-- Start Information supplied --

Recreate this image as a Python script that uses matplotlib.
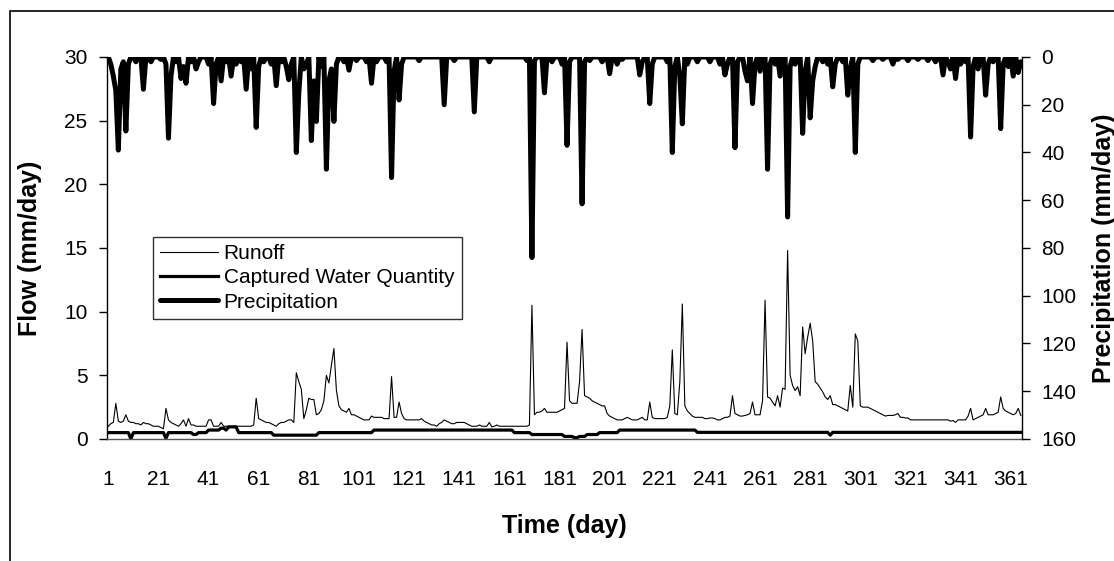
import numpy as np
import matplotlib
matplotlib.use('Agg')
import matplotlib.pyplot as plt
from matplotlib.patches import Rectangle

plt.rcParams['font.family'] = ['Liberation Sans', 'DejaVu Sans']

# daily runoff (mm/day), day 1..365
runoff = [
    1.0, 1.2, 1.3, 2.8, 1.4, 1.3, 1.4, 1.9, 1.4, 1.3,
    1.3, 1.2, 1.2, 1.1, 1.3, 1.2, 1.2, 1.1, 1.0, 1.0,
    1.0, 0.9, 0.8, 2.4, 1.5, 1.3, 1.2, 1.1, 1.0, 1.2,
    1.5, 1.0, 1.6, 1.1, 1.1, 1.0, 1.0, 1.0, 1.0, 1.0,
    1.5, 1.5, 1.0, 1.0, 1.0, 1.3, 1.0, 1.0, 1.0, 1.0,
    1.0, 1.0, 1.0, 1.0, 1.0, 1.0, 1.0, 1.0, 1.1, 3.2,
    1.6, 1.5, 1.4, 1.3, 1.3, 1.2, 1.1, 1.0, 1.2, 1.3,
    1.3, 1.4, 1.5, 1.5, 1.3, 5.2, 4.5, 3.9, 1.6, 2.3,
    3.2, 3.1, 3.1, 1.9, 2.0, 2.3, 3.0, 5.0, 4.4, 5.8,
    7.1, 3.8, 2.6, 2.3, 2.2, 2.1, 2.4, 1.9, 1.9, 1.8,
    1.7, 1.6, 1.5, 1.5, 1.5, 1.8, 1.7, 1.7, 1.7, 1.7,
    1.6, 1.6, 1.6, 4.9, 1.7, 1.7, 2.9, 2.0, 1.6, 1.5,
    1.5, 1.5, 1.5, 1.5, 1.5, 1.6, 1.4, 1.3, 1.2, 1.1,
    1.1, 1.0, 1.2, 1.3, 1.5, 1.4, 1.3, 1.2, 1.2, 1.3,
    1.3, 1.3, 1.3, 1.2, 1.1, 1.0, 1.0, 1.0, 1.1, 1.0,
    1.0, 1.0, 1.3, 0.95, 1.0, 1.1, 1.0, 1.0, 1.0, 1.0,
    1.0, 1.0, 1.0, 1.0, 1.0, 1.0, 1.0, 1.0, 1.1, 10.5,
    1.9, 2.1, 2.1, 2.2, 2.4, 2.1, 2.1, 2.1, 2.1, 2.1,
    2.2, 2.3, 2.4, 7.6, 3.0, 2.8, 2.8, 2.8, 4.5, 8.6,
    3.4, 3.3, 3.2, 3.0, 2.9, 2.8, 2.7, 2.6, 2.6, 2.0,
    1.8, 1.7, 1.6, 1.5, 1.5, 1.5, 1.6, 1.7, 1.6, 1.5,
    1.5, 1.5, 1.6, 1.7, 1.5, 1.5, 2.9, 1.7, 1.6, 1.6,
    1.6, 1.6, 1.6, 1.7, 2.6, 7.0, 2.0, 1.9, 4.5, 10.6,
    2.6, 2.2, 2.0, 1.8, 1.7, 1.7, 1.7, 1.7, 1.6, 1.6,
    1.65, 1.65, 1.6, 1.5, 1.5, 1.6, 1.7, 1.7, 1.8, 3.4,
    2.0, 1.9, 1.8, 1.8, 1.85, 1.9, 2.0, 2.9, 1.9, 1.9,
    1.9, 3.0, 10.9, 3.3, 3.2, 2.9, 2.6, 3.4, 2.5, 4.0,
    3.9, 14.8, 5.0, 4.2, 3.8, 4.1, 3.4, 8.8, 6.7, 8.0,
    9.1, 7.7, 4.5, 4.3, 4.0, 3.7, 3.3, 3.1, 3.4, 2.7,
    2.7, 2.6, 2.5, 2.4, 2.3, 2.2, 4.2, 2.5, 8.25, 7.7,
    2.6, 2.5, 2.5, 2.5, 2.4, 2.3, 2.2, 2.1, 2.0, 1.9,
    1.8, 1.85, 1.85, 1.85, 1.9, 2.0, 1.7, 1.7, 1.65, 1.65,
    1.5, 1.5, 1.5, 1.5, 1.5, 1.5, 1.5, 1.5, 1.5, 1.5,
    1.5, 1.5, 1.5, 1.5, 1.5, 1.5, 1.4, 1.45, 1.3, 1.5,
    1.5, 1.5, 1.5, 1.8, 2.4, 1.5, 1.6, 1.7, 1.8, 1.9,
    2.4, 1.9, 1.9, 1.9, 2.0, 2.1, 3.3, 2.4, 2.2, 2.1,
    2.0, 1.9, 2.0, 2.4, 1.85,
]

# captured water quantity: constant stretches (value, number of days)
captured_vals = [0.5, 0.0, 0.5, 0.05, 0.5, 0.35, 0.5, 0.7, 0.85, 0.7, 0.95, 0.5, 0.3,
                 0.5, 0.7, 0.5, 0.35, 0.2, 0.1, 0.2, 0.35, 0.5, 0.7, 0.52, 0.3, 0.52]
captured_runs = [9, 1, 13, 1, 10, 2, 4, 5, 2, 1, 4, 14, 18,
                 22, 56, 7, 13, 4, 2, 3, 5, 8, 31, 53, 1, 76]

# precipitation (mm/day), only the rainy days, all others are 0
precip_days = [2, 3, 4, 5, 6, 7, 8, 9, 12, 15, 18, 22, 24, 25, 26, 28, 30, 31, 32, 34,
               36, 37, 41, 43, 44, 46, 48, 50, 52, 54, 56, 58, 60, 61, 63, 66, 68, 70, 72, 73,
               74, 76, 77, 79, 80, 82, 83, 84, 86, 88, 89, 90, 91, 92, 95, 97, 100, 104, 106, 108,
               112, 114, 115, 117, 118, 125, 135, 139, 147, 153, 168, 170, 171, 175, 178, 182, 184, 185, 190, 191,
               193, 198, 201, 204, 206, 213, 214, 217, 218, 224, 226, 227, 229, 230, 232, 236, 241, 245, 247, 248,
               251, 252, 255, 256, 258, 259, 261, 264, 265, 267, 269, 272, 273, 275, 278, 279, 281, 282, 283, 286,
               288, 290, 291, 294, 296, 297, 299, 300, 306, 310, 314, 316, 320, 324, 328, 331, 334, 336, 337, 339,
               341, 343, 345, 346, 348, 351, 352, 354, 357, 358, 360, 362, 364, 365]
precip_vals = [3, 8, 14, 39, 5, 2, 31, 3, 2, 13.5, 2, 1, 3, 34, 8, 2, 9, 4, 11, 2,
               5, 2, 3, 19.5, 3, 10, 2, 8, 3, 2, 13.5, 5, 29.5, 4, 2, 3, 12, 2, 4, 9.5,
               3, 40, 15, 5, 3, 35, 10, 27, 4, 47, 10, 5, 27, 3, 2, 5.5, 1.5, 2, 11, 2,
               2, 50.5, 6, 18, 3, 1.5, 20, 1.5, 23, 2, 1.5, 84, 1.5, 15, 2, 3, 37, 2, 61.5, 2,
               1.5, 2, 7, 3, 1, 7.5, 2, 19.5, 3, 2, 40, 4, 8, 28, 3, 2, 2, 3, 7.5, 3,
               38, 2, 6, 10, 19.5, 3, 6, 47, 3, 3, 8, 67, 4, 3, 32, 6, 25.5, 10, 4, 2,
               3, 12.5, 3, 2, 16, 5, 40, 3, 1.5, 1, 3, 1, 1.5, 1, 1.5, 2, 7.5, 2, 5, 9,
               3, 2, 33.5, 4, 5, 16, 3, 2, 30, 3, 4, 8, 6.5, 2]

x_ticks = list(range(1, 366, 20))

days = np.arange(1, 366)
captured = np.repeat(captured_vals, captured_runs)
precip = np.zeros(365)
precip[np.array(precip_days) - 1] = precip_vals

fig = plt.figure(figsize=(11.14, 5.61), dpi=100)
ax = fig.add_axes([0.0961, 0.2175, 0.8213, 0.6809])
ax2 = ax.twinx()

l_run, = ax.plot(days, runoff, color='black', linewidth=0.8, label='Runoff')
l_cap, = ax.plot(days, captured, color='black', linewidth=2.3, label='Captured Water Quantity',
                 solid_joinstyle='round')
l_pre, = ax2.plot(days, precip, color='black', linewidth=3.6, label='Precipitation',
                  solid_joinstyle='round', solid_capstyle='round')

ax.set_xlim(0.5, 365.5)
ax.set_ylim(0, 30)
ax.set_yticks(range(0, 31, 5))
ax.set_xticks(x_ticks)
ax2.set_ylim(160, 0)
ax2.set_yticks(range(0, 161, 20))

for a in (ax, ax2):
    a.spines['top'].set_visible(False)
    for s in a.spines.values():
        s.set_linewidth(1.0)
ax.spines['right'].set_visible(False)
ax2.spines['left'].set_visible(False)
ax2.spines['bottom'].set_visible(False)
ax.spines['bottom'].set_color('#555555')

ax.tick_params(axis='y', direction='out', length=6, width=1, labelsize=15, pad=8)
ax.tick_params(axis='x', length=0, labelsize=15, pad=22)
ax2.tick_params(axis='y', direction='out', length=6, width=1, labelsize=15, pad=8)

ax.text(-0.084, 0.5, 'Flow (mm/day)', transform=ax.transAxes, rotation=90,
        ha='center', va='center', fontsize=18, fontweight='bold')
ax.text(1.0896, 0.5, 'Precipitation (mm/day)', transform=ax.transAxes, rotation=90,
        ha='center', va='center', fontsize=18, fontweight='bold', clip_on=False)
ax.set_xlabel('Time (day)', fontsize=18, fontweight='bold', labelpad=18)

leg = ax.legend(handles=[l_run, l_cap, l_pre], loc='upper left', bbox_to_anchor=(0.050, 0.529),
                fontsize=15, frameon=True, fancybox=False, handlelength=2.8, handletextpad=0.25,
                labelspacing=0.25, borderpad=0.35, borderaxespad=0)
leg.get_frame().set_edgecolor('black')
leg.get_frame().set_linewidth(1.0)
leg.set_zorder(10)

# chart border (only left and top edges are visible in the frame)
fig.add_artist(Rectangle((10 / 1114, -0.1), 1.2, 1.1 - 11 / 561, transform=fig.transFigure,
                         fill=False, edgecolor='black', linewidth=1.2))

fig.savefig('out.png', dpi=100)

-- End Information supplied --

## Required task
Repeat, word for word and with no pictures, only the lines running from the beginning of the data to the line that contains "plt.rcParams['font.family'] = ['Liberation".

## Exercise answer
Recreate this image as a Python script that uses matplotlib.
import numpy as np
import matplotlib
matplotlib.use('Agg')
import matplotlib.pyplot as plt
from matplotlib.patches import Rectangle

plt.rcParams['font.family'] = ['Liberation Sans', 'DejaVu Sans']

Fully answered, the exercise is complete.